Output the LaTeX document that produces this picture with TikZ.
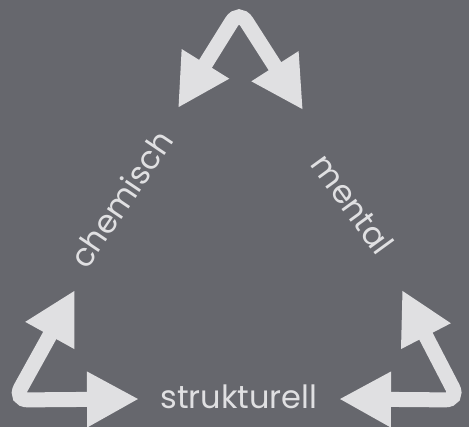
\documentclass[tikz,border=0pt]{standalone}
\usepackage{fontspec}
\setmainfont{Poppins}
\definecolor{boardgrey}{RGB}{102,103,109}
\definecolor{chalkwhite}{RGB}{224,224,226}
\usetikzlibrary{arrows.meta}
\tikzset{
  chalktip/.tip={Triangle[length=52pt, width=52pt]},
  chalkarrow/.style={draw=chalkwhite, line width=15pt, rounded corners=14pt, chalktip-chalktip},
  chalklabel/.style={text=chalkwhite, font=\fontsize{32}{36}\selectfont, inner sep=0pt}
}

\begin{document}
\begin{tikzpicture}[x=1pt, y=-1pt]
  \fill[boardgrey] (0,0) rectangle (469,427);

  % corner arrows
  \coordinate (topleft) at (178,108);
  \coordinate (topapex) at (239,10);
  \coordinate (topright) at (303,110);
  \draw[chalkarrow] (topleft) -- (topapex) -- (topright);

  \coordinate (lefttip) at (75,290);
  \coordinate (leftcorner) at (14,400);
  \coordinate (leftend) at (139,399);
  \draw[chalkarrow] (lefttip) -- (leftcorner) -- (leftend);

  \coordinate (righttip) at (402,290);
  \coordinate (rightcorner) at (459,400);
  \coordinate (rightend) at (339,399);
  \draw[chalkarrow] (righttip) -- (rightcorner) -- (rightend);

  % labels
  \node[chalklabel, rotate=56] (chem) at (121,199) {chemisch};
  \node[chalklabel, rotate=-54] (ment) at (353,204) {mental};
  \node[chalklabel, anchor=base] (struk) at (239,409) {strukturell};
\end{tikzpicture}
\end{document}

#### [PROBLEM]
Pictures excluded, quote all the data above exactly.

#### [RESPONSE TO THE TASK]
Output the LaTeX document that produces this picture with TikZ.
\documentclass[tikz,border=0pt]{standalone}
\usepackage{fontspec}
\setmainfont{Poppins}
\definecolor{boardgrey}{RGB}{102,103,109}
\definecolor{chalkwhite}{RGB}{224,224,226}
\usetikzlibrary{arrows.meta}
\tikzset{
  chalktip/.tip={Triangle[length=52pt, width=52pt]},
  chalkarrow/.style={draw=chalkwhite, line width=15pt, rounded corners=14pt, chalktip-chalktip},
  chalklabel/.style={text=chalkwhite, font=\fontsize{32}{36}\selectfont, inner sep=0pt}
}

\begin{document}
\begin{tikzpicture}[x=1pt, y=-1pt]
  \fill[boardgrey] (0,0) rectangle (469,427);

  % corner arrows
  \coordinate (topleft) at (178,108);
  \coordinate (topapex) at (239,10);
  \coordinate (topright) at (303,110);
  \draw[chalkarrow] (topleft) -- (topapex) -- (topright);

  \coordinate (lefttip) at (75,290);
  \coordinate (leftcorner) at (14,400);
  \coordinate (leftend) at (139,399);
  \draw[chalkarrow] (lefttip) -- (leftcorner) -- (leftend);

  \coordinate (righttip) at (402,290);
  \coordinate (rightcorner) at (459,400);
  \coordinate (rightend) at (339,399);
  \draw[chalkarrow] (righttip) -- (rightcorner) -- (rightend);

  % labels
  \node[chalklabel, rotate=56] (chem) at (121,199) {chemisch};
  \node[chalklabel, rotate=-54] (ment) at (353,204) {mental};
  \node[chalklabel, anchor=base] (struk) at (239,409) {strukturell};
\end{tikzpicture}
\end{document}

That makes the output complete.